Pump-and-Dump Schemes Exist
This is when scammers artificially inflate the price of a stock by spreading false or misleading information to get others to buy in. They sell their shares and leave everyone else holding the bag once the price spikes. These scams are often spread via email newsletters, social media groups, and online forums. You should avoid stock that is being hyped with promises of guaranteed returns or insider tips.
Research Is Harder But Crucial
Big public companies publish detailed earnings reports, but penny stock companies often have very limited information available. Some may not file with the SEC, and many do not have analysts covering them.
This makes research more difficult, but also more important. You should look for basic things such as financial statements, company history and leadership, and business model and industry.
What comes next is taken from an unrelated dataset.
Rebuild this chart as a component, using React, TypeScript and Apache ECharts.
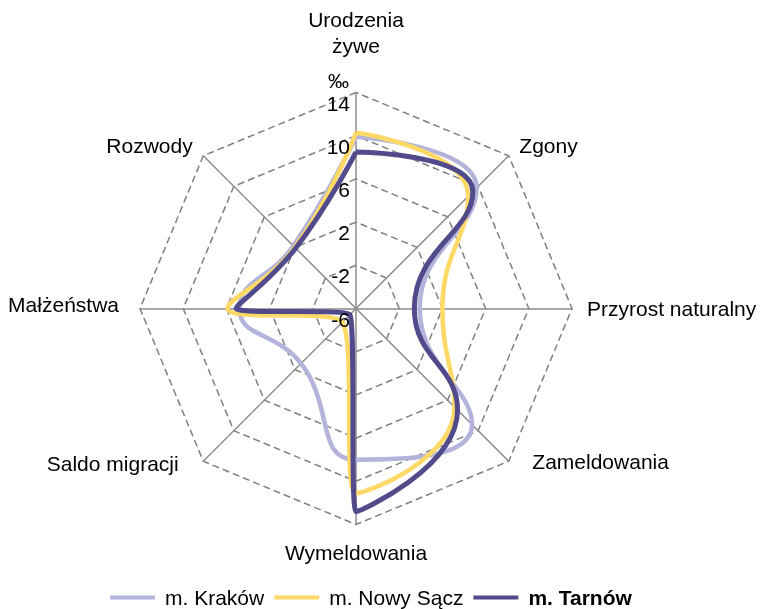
import React, { useEffect, useRef } from 'react';
import * as echarts from 'echarts';

// ---- data (values in ‰), clockwise from the top axis ----
const categories = [
  'Urodzenia żywe',
  'Zgony',
  'Przyrost naturalny',
  'Zameldowania',
  'Wymeldowania',
  'Saldo migracji',
  'Małżeństwa',
  'Rozwody',
];
const seriesNames = ['m. Kraków', 'm. Nowy Sącz', 'm. Tarnów'];
const krakow = [9.9, 9.8, -0.1, 9.2, 8.0, 1.2, 4.8, 2.2];
const nowySacz = [10.3, 8.7, 2.0, 6.9, 11.1, -4.2, 5.9, 2.0];
const tarnow = [8.5, 9.3, -0.6, 7.3, 12.8, -5.2, 5.1, 1.9];
const axisMin = -6;
const axisMax = 14;
const splitCount = 5;
const unitLabel = '‰';

const FONT = "'Liberation Sans', Arial, sans-serif";
const colors = ['#B3B3DB', '#FFD966', '#514B8C'];
const widths = [4.5, 4.5, 5];

const CX = 356;
const CY = 308.5;
const R = 216;

// rich keys per axis name, for fine placement of the names
const nameRichKey: Record<string, string> = {
  'Zgony': 'zg',
  'Przyrost naturalny': 'pr',
  'Zameldowania': 'zam',
  'Wymeldowania': 'wym',
  'Saldo migracji': 'sal',
  'Małżeństwa': 'mal',
  'Rozwody': 'roz',
};

function toPolar(values: number[]) {
  const n = values.length;
  const pts = values.map((v, i) => [v, (i * 360) / n]);
  pts.push([values[0], 360]);
  return pts;
}

export default function App() {
  const ref = useRef<HTMLDivElement>(null);

  useEffect(() => {
    if (!ref.current) return;
    const chart = echarts.init(ref.current, null, { renderer: 'svg' });

    const txt = { fontSize: 21, color: '#000', fontFamily: FONT };

    // ECharts radar places indicators counter-clockwise, so reverse after the first
    const radarOrder = [categories[0], ...categories.slice(1).reverse()];
    const gridIndicator = radarOrder.map((name) => ({ name, min: axisMin, max: axisMax }));
    const labelIndicator = radarOrder.map((name, i) => {
      const base: any = { name, min: axisMin, max: axisMax };
      if (i === 0) {
        base.axisLabel = {
          show: true,
          color: '#000',
          fontSize: 21,
          fontFamily: FONT,
          margin: 6,
          verticalAlign: 'top',
          formatter: (v: number) => String(v),
        };
      }
      return base;
    });

    const allSeries = [krakow, nowySacz, tarnow].map((vals, i) => ({
      name: seriesNames[i],
      type: 'line',
      coordinateSystem: 'polar',
      data: toPolar(vals),
      smooth: 0.5,
      symbol: 'none',
      color: colors[i],
      itemStyle: { color: colors[i] },
      lineStyle: { color: colors[i], width: widths[i] },
      z: 3 + i,
    }));

    chart.setOption({
      animation: false,
      textStyle: { fontFamily: FONT },
      radar: [
        {
          center: [CX, CY],
          radius: R,
          startAngle: 90,
          splitNumber: splitCount,
          shape: 'polygon',
          nameGap: 15,
          z: 0,
          axisName: {
            color: '#000',
            fontSize: 21,
            fontFamily: FONT,
            verticalAlign: 'middle',
            formatter: (name: string) => {
              if (name === categories[0]) {
                const parts = name.split(' ');
                return `{u1|${parts[0]}}\n{u2|${parts.slice(1).join(' ')}}`;
              }
              return `{${nameRichKey[name]}|${name}}`;
            },
            rich: {
              u1: { ...txt, padding: [0, 0, 5, 0] },
              u2: { ...txt, padding: [0, 0, 90, 0] },
              zg: { ...txt },
              pr: { ...txt },
              zam: { ...txt, padding: [0, 0, 20, 13] },
              wym: { ...txt, padding: [25, 0, 0, 0] },
              sal: { ...txt, padding: [0, 14, 17, 0] },
              mal: { ...txt, padding: [0, 6, 9, 0] },
              roz: { ...txt },
            },
          },
          splitLine: { lineStyle: { color: '#7F7F7F', width: 1.5, type: [7, 4] } },
          splitArea: { show: false },
          axisLine: { lineStyle: { color: '#8C8C8C', width: 1.5 } },
          axisLabel: { show: false },
          axisTick: { show: false },
          indicator: gridIndicator,
        },
        {
          // labels only, drawn above the series
          center: [CX, CY],
          radius: R,
          startAngle: 90,
          splitNumber: splitCount,
          shape: 'polygon',
          z: 10,
          axisName: { show: false },
          splitLine: { show: false },
          splitArea: { show: false },
          axisLine: { show: false },
          axisTick: { show: false },
          axisLabel: { show: false },
          indicator: labelIndicator,
        },
      ],
      polar: { center: [CX, CY], radius: R },
      angleAxis: {
        type: 'value',
        min: 0,
        max: 360,
        startAngle: 90,
        clockwise: true,
        show: false,
      },
      radiusAxis: {
        type: 'value',
        min: axisMin,
        max: axisMax,
        show: false,
      },
      legend: {
        left: 105,
        top: 582,
        itemWidth: 45,
        itemHeight: 4,
        itemGap: 10,
        icon: 'rect',
        textStyle: { fontSize: 21, color: '#000', fontFamily: FONT, padding: [0, 0, 0, 5] },
        data: [
          { name: seriesNames[0] },
          { name: seriesNames[1] },
          { name: seriesNames[2], textStyle: { fontWeight: 'bold' } },
        ],
      },
      graphic: [
        {
          type: 'text',
          x: 349,
          y: 80,
          z: 20,
          style: {
            text: unitLabel,
            fill: '#000',
            font: `21px ${FONT}`,
            align: 'right',
            verticalAlign: 'middle',
          },
        },
      ],
      series: allSeries,
    });

    return () => chart.dispose();
  }, []);

  return (
    <div
      ref={ref}
      style={{ position: 'fixed', left: 0, top: 0, width: 760, height: 609 }}
    />
  );
}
Also, find press releases or news coverage to get information.
You Must Know Your Risk Tolerance
Penny stocks are high risk. They are best suited for investors who are okay with uncertainty and willing to lose some or all of their investment. Only use money you can afford to lose, and consider it speculative if you are planning to invest. Setting stop-loss orders can help limit damage, but they are not foolproof, especially in low-volume markets where prices move erratically.
Must Not Skip the Strategy
Going into penny stocks with a plan is important. You should set entry and exit points. Know when you will take profits or cut your losses. A well-defined strategy can help you avoid panic moves and keep your decisions grounded.